• [Provided material]:
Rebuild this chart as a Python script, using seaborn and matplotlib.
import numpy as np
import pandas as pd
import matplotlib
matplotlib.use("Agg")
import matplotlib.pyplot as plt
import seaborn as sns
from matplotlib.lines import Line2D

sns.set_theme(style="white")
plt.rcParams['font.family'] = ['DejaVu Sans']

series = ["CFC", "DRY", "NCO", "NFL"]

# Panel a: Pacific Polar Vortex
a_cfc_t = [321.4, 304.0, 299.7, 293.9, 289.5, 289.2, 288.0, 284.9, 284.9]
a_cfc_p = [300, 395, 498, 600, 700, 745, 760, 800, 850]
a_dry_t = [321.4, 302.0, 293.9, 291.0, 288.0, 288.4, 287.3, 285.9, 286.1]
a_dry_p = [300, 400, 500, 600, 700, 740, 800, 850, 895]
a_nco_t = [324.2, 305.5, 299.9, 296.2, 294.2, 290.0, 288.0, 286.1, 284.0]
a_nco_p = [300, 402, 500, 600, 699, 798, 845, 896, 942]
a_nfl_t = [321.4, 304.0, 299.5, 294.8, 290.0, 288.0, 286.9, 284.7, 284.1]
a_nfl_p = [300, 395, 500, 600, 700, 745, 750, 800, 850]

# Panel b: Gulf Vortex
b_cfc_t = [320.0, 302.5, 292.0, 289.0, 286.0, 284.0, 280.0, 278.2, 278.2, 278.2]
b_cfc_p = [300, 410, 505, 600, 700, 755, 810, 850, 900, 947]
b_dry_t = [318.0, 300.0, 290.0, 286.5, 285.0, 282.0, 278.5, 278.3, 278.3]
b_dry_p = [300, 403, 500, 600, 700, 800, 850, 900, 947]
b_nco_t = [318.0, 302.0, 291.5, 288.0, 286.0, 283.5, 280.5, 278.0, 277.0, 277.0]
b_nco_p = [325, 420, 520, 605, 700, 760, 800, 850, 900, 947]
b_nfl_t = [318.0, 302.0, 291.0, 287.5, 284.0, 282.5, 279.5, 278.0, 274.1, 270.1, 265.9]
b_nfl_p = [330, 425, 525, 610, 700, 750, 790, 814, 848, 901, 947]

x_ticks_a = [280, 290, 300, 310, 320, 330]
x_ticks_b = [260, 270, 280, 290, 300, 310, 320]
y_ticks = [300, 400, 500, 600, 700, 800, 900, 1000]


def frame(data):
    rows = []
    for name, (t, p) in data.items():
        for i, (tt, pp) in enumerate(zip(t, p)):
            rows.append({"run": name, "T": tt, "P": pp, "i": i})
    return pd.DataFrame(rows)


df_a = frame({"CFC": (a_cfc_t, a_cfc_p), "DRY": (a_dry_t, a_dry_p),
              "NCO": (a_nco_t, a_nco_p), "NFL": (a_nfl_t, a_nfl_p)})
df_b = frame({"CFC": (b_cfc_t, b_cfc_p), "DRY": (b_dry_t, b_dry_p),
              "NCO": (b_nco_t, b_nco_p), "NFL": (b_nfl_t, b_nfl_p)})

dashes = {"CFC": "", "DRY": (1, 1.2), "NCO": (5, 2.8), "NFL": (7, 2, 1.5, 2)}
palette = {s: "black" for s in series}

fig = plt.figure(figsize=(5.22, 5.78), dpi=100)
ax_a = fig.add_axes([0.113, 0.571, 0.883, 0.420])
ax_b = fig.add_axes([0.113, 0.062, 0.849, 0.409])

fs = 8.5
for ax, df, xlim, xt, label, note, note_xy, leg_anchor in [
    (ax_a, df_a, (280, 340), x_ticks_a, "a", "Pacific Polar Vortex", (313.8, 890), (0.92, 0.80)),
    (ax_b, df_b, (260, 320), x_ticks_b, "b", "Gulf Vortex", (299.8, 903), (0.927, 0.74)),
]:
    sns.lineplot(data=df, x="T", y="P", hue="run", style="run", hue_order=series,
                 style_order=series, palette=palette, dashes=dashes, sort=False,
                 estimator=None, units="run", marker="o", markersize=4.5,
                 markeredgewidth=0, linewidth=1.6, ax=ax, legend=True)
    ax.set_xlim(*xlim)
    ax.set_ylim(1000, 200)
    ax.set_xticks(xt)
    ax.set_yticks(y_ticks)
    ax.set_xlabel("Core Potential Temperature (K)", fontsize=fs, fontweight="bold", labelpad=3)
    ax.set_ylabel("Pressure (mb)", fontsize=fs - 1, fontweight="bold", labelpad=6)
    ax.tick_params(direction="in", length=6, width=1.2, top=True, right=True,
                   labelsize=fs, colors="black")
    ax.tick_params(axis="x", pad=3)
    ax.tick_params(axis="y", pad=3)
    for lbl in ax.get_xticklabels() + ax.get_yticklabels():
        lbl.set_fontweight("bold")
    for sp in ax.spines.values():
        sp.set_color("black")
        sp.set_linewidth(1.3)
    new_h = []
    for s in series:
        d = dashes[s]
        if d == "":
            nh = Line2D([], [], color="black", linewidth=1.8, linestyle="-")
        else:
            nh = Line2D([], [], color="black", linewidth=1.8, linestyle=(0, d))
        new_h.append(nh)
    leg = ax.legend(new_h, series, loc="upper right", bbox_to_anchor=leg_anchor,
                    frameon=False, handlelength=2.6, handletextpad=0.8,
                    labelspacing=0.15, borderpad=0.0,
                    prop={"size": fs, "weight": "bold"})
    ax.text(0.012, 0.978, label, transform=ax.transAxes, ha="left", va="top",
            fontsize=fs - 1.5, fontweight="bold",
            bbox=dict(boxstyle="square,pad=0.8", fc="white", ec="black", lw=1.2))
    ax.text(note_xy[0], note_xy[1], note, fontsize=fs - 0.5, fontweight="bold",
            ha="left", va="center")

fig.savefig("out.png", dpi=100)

• [Directions for this task]: Write out, exactly and with nothing else, the lines of the listing above from its first line through the line with "a_nfl_p = [300, 395, 500, 600, 700, 745, 750, 800, 850]".

• [Result of this task]:
Rebuild this chart as a Python script, using seaborn and matplotlib.
import numpy as np
import pandas as pd
import matplotlib
matplotlib.use("Agg")
import matplotlib.pyplot as plt
import seaborn as sns
from matplotlib.lines import Line2D

sns.set_theme(style="white")
plt.rcParams['font.family'] = ['DejaVu Sans']

series = ["CFC", "DRY", "NCO", "NFL"]

# Panel a: Pacific Polar Vortex
a_cfc_t = [321.4, 304.0, 299.7, 293.9, 289.5, 289.2, 288.0, 284.9, 284.9]
a_cfc_p = [300, 395, 498, 600, 700, 745, 760, 800, 850]
a_dry_t = [321.4, 302.0, 293.9, 291.0, 288.0, 288.4, 287.3, 285.9, 286.1]
a_dry_p = [300, 400, 500, 600, 700, 740, 800, 850, 895]
a_nco_t = [324.2, 305.5, 299.9, 296.2, 294.2, 290.0, 288.0, 286.1, 284.0]
a_nco_p = [300, 402, 500, 600, 699, 798, 845, 896, 942]
a_nfl_t = [321.4, 304.0, 299.5, 294.8, 290.0, 288.0, 286.9, 284.7, 284.1]
a_nfl_p = [300, 395, 500, 600, 700, 745, 750, 800, 850]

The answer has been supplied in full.